The broad aspirations of this Agenda should guide the adoption of specific measures by national, sub-regional, continental and international stakeholders.
The successful implementation of the Agenda depends on the availability of the required resources
States should prioritise children when developing national and sub-national budgets. They should also prioritise the mobilisation and leverage of sustainable domestic resources and allocate them to implementing various components of the Plan of Action of Africa Fit for Children with a focus on the marginalised, the vulnerable, the poor, children who are orphaned, displaced children and children with disabilities.
States should allocate resources and developed data gathering to inform evidence-based programming, intervention and advocacy. States should undertake costing, to ascertain the cost/benefit ratio to the State in respect of prolonged violations, on the one hand, band measures to curb violations, on the other. Clear budget lines must be allocated to responsible ministries and departments from national to local level. Ministries and agencies responsible for planning and budgets are indispensable allies in this process:The economic costs of inaction on investing in children are too great to be relegated to the margins of a national policy debate.

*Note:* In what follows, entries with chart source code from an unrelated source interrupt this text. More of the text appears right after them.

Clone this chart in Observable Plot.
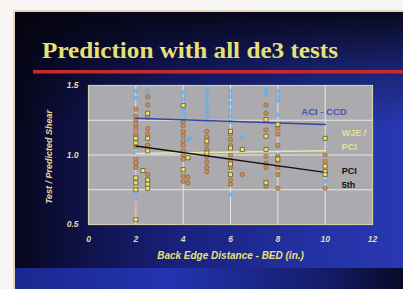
<!DOCTYPE html>
<html><head><meta charset="utf-8">
<script src="https://cdn.jsdelivr.net/npm/d3@7"></script>
<script src="https://cdn.jsdelivr.net/npm/@observablehq/plot@0.6"></script>
<style>
html,body{margin:0;padding:0;background:#f7f6f4;}
#wrap{position:relative;width:403px;height:289px;overflow:hidden;}
#slide{position:absolute;left:13px;top:10px;width:390px;height:279px;border-left:2px solid #e6d6bd;border-top:2px solid #e6d6bd;box-sizing:border-box;
background: linear-gradient(to bottom, rgba(4,4,14,0.9) 0%, rgba(4,4,14,0.35) 22%, rgba(0,0,0,0) 42%), linear-gradient(to right, #06061a 0%, #0c0d36 10%, #18207a 40%, #2432a6 80%, #2838b0 100%);}
#band{position:absolute;left:15px;top:268px;width:388px;height:21px;background:linear-gradient(to right,#1a2890,#2234b0 40%,#141c6a 80%,#080a24);}
#deco{position:absolute;left:0;top:0;}
#chart{position:absolute;left:0;top:0;}
</style></head><body>
<div id="wrap">
<div id="slide"></div><div id="band"></div>
<svg id="deco" width="403" height="289">
<text x="42" y="58" font-family="Liberation Serif, serif" font-weight="bold" font-size="24" fill="#e6e07a" textLength="296" lengthAdjust="spacingAndGlyphs">Prediction with all de3 tests</text>
<rect x="33" y="70" width="370" height="3.5" fill="#c62a30"/>
</svg>
<div id="chart"></div>
</div>
<script>
const xTicks = [0, 2, 4, 6, 8, 10, 12];
const yTicks = [0.5, 1.0, 1.5];
const xGrid = [2, 4, 6, 8, 10];
const yGrid = [0.75, 1.0, 1.25];
const xTitle = "Back Edge Distance - BED (in.)";
const yTitle = "Test / Predicted Shear";

const yellowX = [2,2,2,2,2,2, 2.5,2.5,2.5,2.5,2.5,2.5, 2.3, 4,4,4.2, 5,5, 6,6,6,6, 6.5, 7.5,7.5,7.5,7.5, 8,8, 10,10,10,10];
const yellowY = [1.087,1.12,0.835,0.80,0.75,0.535, 1.30,1.12,1.03,0.82,0.79,0.76, 0.888, 1.356,0.895,0.98, 1.015,1.10, 1.17,1.05,0.935,0.86, 1.04, 1.255,1.135,1.04,0.80, 1.22,0.97, 1.12,0.92,0.88,0.86];

const orangeX = [2,2,2,2,2,2,2,2,2,2, 2.5,2.5,2.5,2.5,2.5,2.5,2.5, 4,4,4,4,4,4,4,4,4,4,4, 4.2,4.2, 5,5,5,5,5,5,5,5, 6,6,6,6,6,6,6,6, 6.5, 7.5,7.5,7.5,7.5,7.5,7.5,7.5, 8,8,8,8,8,8,8,8, 10,10,10];
const orangeY = [1.33,1.28,1.25,1.22,1.19,1.15,1.06,0.97,0.94,0.91, 1.42,1.36,1.27,1.19,1.15,1.07,0.86, 1.24,1.21,1.17,1.14,1.10,1.07,1.03,1.00,0.97,0.85,0.81, 0.84,0.80, 1.17,1.13,1.08,1.04,0.99,0.95,0.91,0.88, 1.15,1.11,1.07,1.00,0.96,0.91,0.82,0.79, 0.86, 1.36,1.30,1.18,0.99,0.94,0.91,0.775, 1.19,1.15,1.07,0.99,0.955,0.91,0.86,0.76, 1.0,0.955,0.76];

const blueX = [2,2,2,2,2, 2.5,2.5, 4,4,4,4,4,4.2,4.3, 5,5,5,5,5,5, 6,6,6,6,6,6,6, 6.5, 7.5,7.5, 8,8,8,8,8, 10];
const blueY = [1.46,1.41,1.016,0.715,0.68, 1.46,1.41, 1.45,1.40,1.33,1.30,1.27,1.11,1.12, 1.47,1.43,1.39,1.35,1.31,1.27, 1.46,1.42,1.37,1.32,1.28,1.24,0.715, 1.13, 1.47,1.44, 1.46,1.42,1.39,1.29,1.05, 0.81];

const pinkX = [2,2,2];
const pinkY = [0.66,0.63,0.59];

const trendX = [2, 10];
const aciY = [1.265, 1.22];
const wjeY = [1.01, 1.03];
const pci5Y = [1.065, 0.875];

const aciLabel = ["ACI - CCD"], aciLabelX = [9.95], aciLabelY = [1.308];
const wjeLabel = ["WJE /", "PCI"], wjeLabelX = [10.7, 10.7], wjeLabelY = [1.155, 1.054];
const pciLabel = ["PCI", "5th"], pciLabelX = [10.7, 10.7], pciLabelY = [0.883, 0.78];

const pts = (xs, ys) => xs.map((x, i) => ({x, y: ys[i]}));
const labs = (t, xs, ys) => t.map((s, i) => ({t: s, x: xs[i], y: ys[i]}));
const font = "Liberation Sans, Arial, sans-serif";

const chart = Plot.plot({
  width: 403, height: 289,
  marginLeft: 88, marginRight: 31, marginTop: 85, marginBottom: 65,
  style: {background: "transparent", overflow: "visible", fontFamily: font},
  x: {domain: [0, 12]},
  y: {domain: [0.5, 1.5]},
  marks: [
    Plot.frame({fill: "#abaaae", stroke: "#d6d2a8", strokeWidth: 1.2}),
    Plot.gridX(xGrid, {stroke: "#eeeeee", strokeOpacity: 0.9, strokeWidth: 1}),
    Plot.gridY(yGrid, {stroke: "#eeeeee", strokeOpacity: 0.9, strokeWidth: 1}),
    Plot.axisX({ticks: xTicks, tickSize: 0, tickPadding: 11, label: null, color: "#e2dcae", fontSize: 8.5, fontWeight: "bold", fontStyle: "italic"}),
    Plot.axisY({ticks: yTicks, tickSize: 0, tickPadding: 10, label: null, tickFormat: d3.format(".1f"), color: "#e2dcae", fontSize: 8.5, fontWeight: "bold", fontStyle: "italic"}),
    Plot.dot(pts(blueX, blueY), {x: "x", y: "y", r: 2.3, fill: "#68aee6", fillOpacity: 0.8}),
    Plot.dot(pts(orangeX, orangeY), {x: "x", y: "y", r: 2.2, fill: "#c88a50", stroke: "#8a5a30", strokeWidth: 0.6, fillOpacity: 0.9}),
    Plot.dot(pts(pinkX, pinkY), {x: "x", y: "y", r: 2.2, fill: "#d8a8a8", fillOpacity: 0.9}),
    Plot.line(pts(trendX, aciY), {x: "x", y: "y", stroke: "#3b44a0", strokeWidth: 1.5}),
    Plot.line(pts(trendX, wjeY), {x: "x", y: "y", stroke: "#ece6a4", strokeWidth: 1.5}),
    Plot.line(pts(trendX, pci5Y), {x: "x", y: "y", stroke: "#111111", strokeWidth: 1.5}),
    Plot.dot(pts(yellowX, yellowY), {x: "x", y: "y", symbol: "square", r: 2.3, fill: "#f2e66a", stroke: "#5a5a30", strokeWidth: 0.8}),
    Plot.text(labs(aciLabel, aciLabelX, aciLabelY), {x: "x", y: "y", text: "t", fill: "#4652b4", fontSize: 9.5, fontWeight: "bold", textAnchor: "middle"}),
    Plot.text(labs(wjeLabel, wjeLabelX, wjeLabelY), {x: "x", y: "y", text: "t", fill: "#e6e0a0", fontSize: 9, fontWeight: "bold", textAnchor: "start"}),
    Plot.text(labs(pciLabel, pciLabelX, pciLabelY), {x: "x", y: "y", text: "t", fill: "#111111", fontSize: 9, fontWeight: "bold", textAnchor: "start"}),
    Plot.text([xTitle], {text: d => d, frameAnchor: "bottom", dy: 31, lineAnchor: "middle", textAnchor: "middle", fill: "#e8e27a", fontSize: 10, fontWeight: "bold", fontStyle: "italic"}),
    Plot.text([yTitle], {text: d => d, frameAnchor: "left", dx: -39, dy: 2, rotate: -90, textAnchor: "middle", lineAnchor: "middle", fill: "#e2dc9a", fontSize: 9, fontWeight: "bold", fontStyle: "italic"})
  ]
});
document.getElementById("chart").appendChild(chart);
</script>
</body></html>
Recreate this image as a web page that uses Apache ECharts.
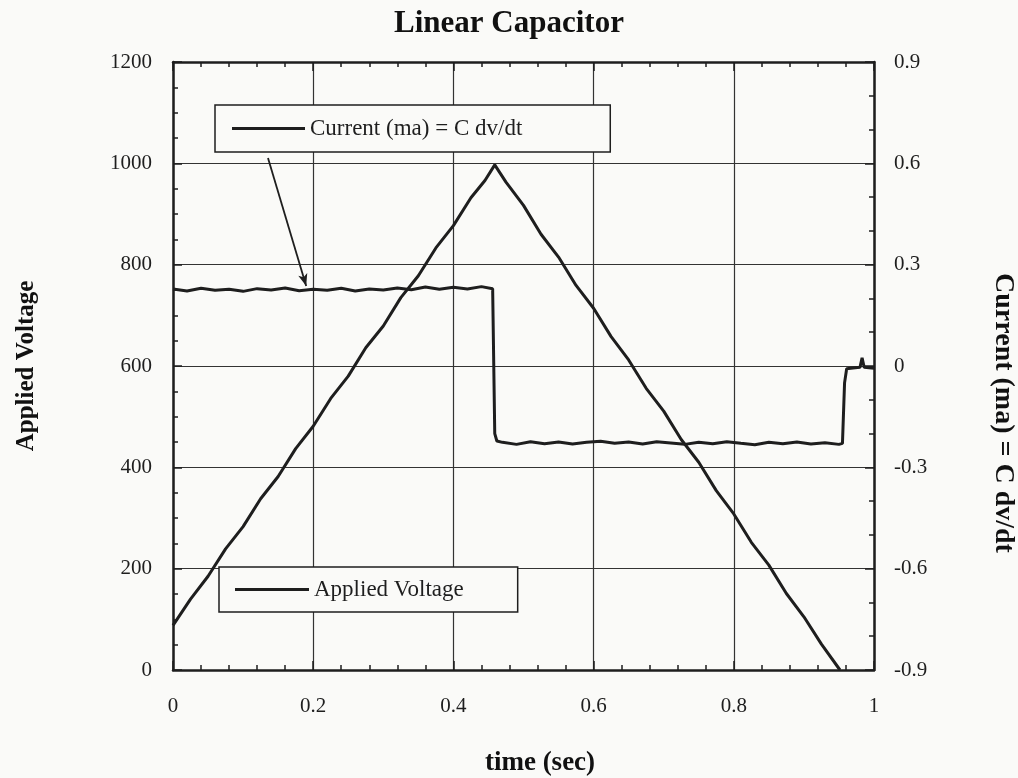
<!DOCTYPE html>
<html>
<head>
<meta charset="utf-8">
<script src="https://cdn.jsdelivr.net/npm/echarts@6/dist/echarts.min.js"></script>
<style>
  html, body { margin: 0; padding: 0; background: #fafaf8; }
  #chart-container { width: 1018px; height: 778px; }
</style>
</head>
<body>
<div id="chart-container"></div>
<script>
const chartDom = document.getElementById('chart-container');
const myChart = echarts.init(chartDom);

// applied voltage (left axis)
const voltageTime = [0, 0.025, 0.05, 0.075, 0.1, 0.125, 0.15, 0.175, 0.2, 0.225, 0.25, 0.275, 0.3, 0.325,
    0.35, 0.375, 0.4, 0.425, 0.445, 0.459, 0.475, 0.5, 0.525, 0.55, 0.575, 0.6, 0.625, 0.65, 0.675,
    0.7, 0.725, 0.75, 0.775, 0.8, 0.825, 0.85, 0.875, 0.9, 0.925, 0.9515];
const voltageValue = [88, 140, 185, 239, 283, 338, 382, 437, 481, 536, 580, 636, 679, 735,
    778, 833, 877, 932, 966, 997, 963, 917, 860, 815, 759, 714, 658, 612, 556,
    511, 455, 410, 354, 308, 252, 207, 151, 105, 51, 0];

// current (right axis)
const currentTime = [0, 0.02, 0.04, 0.06, 0.08, 0.10, 0.12, 0.14, 0.16, 0.18, 0.20, 0.22, 0.24, 0.26,
    0.28, 0.30, 0.32, 0.34, 0.36, 0.38, 0.40, 0.42, 0.44, 0.456, 0.459, 0.462,
    0.47, 0.49, 0.51, 0.53, 0.55, 0.57, 0.59, 0.61, 0.63, 0.65, 0.67, 0.69, 0.71, 0.73, 0.75,
    0.77, 0.79, 0.81, 0.83, 0.85, 0.87, 0.89, 0.91, 0.93, 0.95, 0.955, 0.958, 0.961,
    0.97, 0.98, 0.983, 0.986, 1.0];
const currentValue = [0.228, 0.222, 0.230, 0.224, 0.227, 0.221, 0.229, 0.225, 0.231, 0.223, 0.227, 0.224, 0.230, 0.222,
    0.228, 0.225, 0.231, 0.226, 0.234, 0.227, 0.233, 0.228, 0.235, 0.229, -0.200, -0.222,
    -0.226, -0.232, -0.224, -0.230, -0.225, -0.231, -0.226, -0.223, -0.229, -0.225, -0.231, -0.224, -0.228, -0.232, -0.226,
    -0.230, -0.224, -0.229, -0.233, -0.226, -0.230, -0.225, -0.231, -0.227, -0.232, -0.229, -0.050, -0.008,
    -0.006, -0.004, 0.024, -0.004, -0.007];

// arrow from legend box down to the current trace (data coords)
const arrowFrom = [0.1355, 0.616];
const arrowTo = [0.19, 0.237];

const serif = '"Liberation Serif", "DejaVu Serif", serif';
const ink = '#1e1e1e';

function pairs(xs, ys) {
    return xs.map((x, i) => [x, ys[i]]);
}

const tickLabel = { fontFamily: serif, fontSize: 21, color: ink };
const legendIcon = 'path://M0,0 L100,0 L100,4 L0,4 Z';

const option = {
    backgroundColor: '#fafaf8',
    animation: false,
    title: {
        text: 'Linear Capacitor',
        left: 'center',
        top: 3,
        textStyle: { fontFamily: serif, fontSize: 31, fontWeight: 'bold', color: '#111' }
    },
    grid: { left: 173, right: 144, top: 62, bottom: 108 },
    legend: [
        {
            data: ['Current (ma) = C dv/dt'],
            left: 215, top: 105,
            padding: [12, 88, 12, 17],
            icon: legendIcon,
            itemWidth: 73, itemHeight: 3,
            borderColor: ink, borderWidth: 1.5,
            backgroundColor: '#fafaf8',
            textStyle: { fontFamily: serif, fontSize: 23, color: ink, lineHeight: 22 }
        },
        {
            data: ['Applied Voltage'],
            left: 219, top: 567,
            padding: [11, 54, 11, 16],
            icon: legendIcon,
            itemWidth: 74, itemHeight: 3,
            borderColor: ink, borderWidth: 1.5,
            backgroundColor: '#fafaf8',
            textStyle: { fontFamily: serif, fontSize: 23, color: ink, lineHeight: 22 }
        }
    ],
    xAxis: [
        {
            type: 'value', position: 'bottom',
            min: 0, max: 1, interval: 0.2,
            axisLine: { onZero: false, lineStyle: { color: ink, width: 2.5 } },
            axisTick: { inside: true, length: 9, lineStyle: { color: ink, width: 1.5 } },
            minorTick: { show: true, splitNumber: 5, length: 5, lineStyle: { color: ink, width: 1.5 } },
            splitLine: { show: true, lineStyle: { color: '#333', width: 1.2 } },
            axisLabel: Object.assign({ margin: 26 }, tickLabel)
        },
        {
            type: 'value', position: 'top',
            min: 0, max: 1, interval: 0.2,
            axisLine: { onZero: false, lineStyle: { color: ink, width: 2.5 } },
            axisTick: { inside: true, length: 9, lineStyle: { color: ink, width: 1.5 } },
            minorTick: { show: true, splitNumber: 5, length: 5, lineStyle: { color: ink, width: 1.5 } },
            splitLine: { show: false },
            axisLabel: { show: false }
        }
    ],
    yAxis: [
        {
            type: 'value', position: 'left',
            min: 0, max: 1200, interval: 200,
            axisLine: { show: true, onZero: false, lineStyle: { color: ink, width: 2.5 } },
            axisTick: { show: true, inside: true, length: 9, lineStyle: { color: ink, width: 1.5 } },
            minorTick: { show: true, splitNumber: 4, length: 5, lineStyle: { color: ink, width: 1.5 } },
            splitLine: { show: true, lineStyle: { color: '#333', width: 1.2 } },
            axisLabel: Object.assign({ margin: 21, formatter: v => String(v) }, tickLabel)
        },
        {
            type: 'value', position: 'right',
            min: -0.9, max: 0.9, interval: 0.3,
            axisLine: { show: true, onZero: false, lineStyle: { color: ink, width: 2.5 } },
            axisTick: { show: true, inside: true, length: 9, lineStyle: { color: ink, width: 1.5 } },
            minorTick: { show: true, splitNumber: 3, length: 5, lineStyle: { color: ink, width: 1.5 } },
            splitLine: { show: false },
            axisLabel: Object.assign({ margin: 20, formatter: v => String(Math.round(v * 10) / 10) }, tickLabel)
        }
    ],
    series: [
        {
            name: 'Applied Voltage',
            type: 'line',
            xAxisIndex: 0, yAxisIndex: 0,
            data: pairs(voltageTime, voltageValue),
            symbol: 'none',
            lineStyle: { color: ink, width: 3 },
            itemStyle: { color: ink },
            z: 3
        },
        {
            name: 'Current (ma) = C dv/dt',
            type: 'line',
            xAxisIndex: 0, yAxisIndex: 1,
            data: pairs(currentTime, currentValue),
            symbol: 'none',
            lineStyle: { color: ink, width: 3 },
            itemStyle: { color: ink },
            z: 3,
            markLine: {
                silent: true,
                symbol: ['none', 'arrow'],
                symbolSize: [7, 12],
                label: { show: false },
                lineStyle: { color: ink, width: 1.8, type: 'solid' },
                data: [[{ coord: arrowFrom }, { coord: arrowTo }]]
            }
        }
    ],
    graphic: {
        elements: [
            {
                type: 'text', x: 27, y: 366, rotation: Math.PI / 2,
                style: { text: 'Applied Voltage', font: 'bold 25px ' + serif, fill: '#111', align: 'center', verticalAlign: 'middle' }
            },
            {
                type: 'text', x: 1003, y: 413, rotation: -Math.PI / 2,
                style: { text: 'Current (ma) = C dv/dt', font: 'bold 28px ' + serif, fill: '#111', align: 'center', verticalAlign: 'middle' }
            },
            {
                type: 'text', x: 540, y: 763,
                style: { text: 'time (sec)', font: 'bold 27px ' + serif, fill: '#111', align: 'center', verticalAlign: 'middle' }
            }
        ]
    }
};

myChart.setOption(option);
window.addEventListener('resize', () => myChart.resize());
</script>
</body>
</html>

Effective and efficient supply chains and integrated and transparent procurement systems should be built and maintained.
African development banks, African regional economic communities and development partners should support the implementation of this Agenda, and should increase their efforts at mobilising resources and securing new investments
The successful implementation of the Agenda depends on awareness and visibility
National partners should, in collaboration with the African Children’s Committee, have developed and widely disseminated evidence-based communication and advocacy tools on the rights of children in Africa. The media has a crucial role to play in sensitising populations, creating informed awareness of the plight of children and the importance of their rights being protected, and providing information about a State’s fulfilment of its obligations under national and international law.
The broader context needs to be taken into account
Children’s rights exist within the broader political, social and economic context. These rights depend for their realisation on good political, social and economic governance. This includes macro-economic policies, the prevalence of and measures taken to curb corruption, general social protection policies and constitutional provisions, the openness of the political culture, the space available to civil society, and the progressive achievement of greater equality in society, generally. Although these may not be the main entry points in discussions with and engagements with States, it is inevitable that those concerned with children’s rights (such as the African Children’s Committee, as well as national and international partners) should concern themselves with matters of governance, on the basis that the rights of children are located within the broader context of political and economic governance, and that these underlying issues of concern have to be addressed in order to advance children’s rights.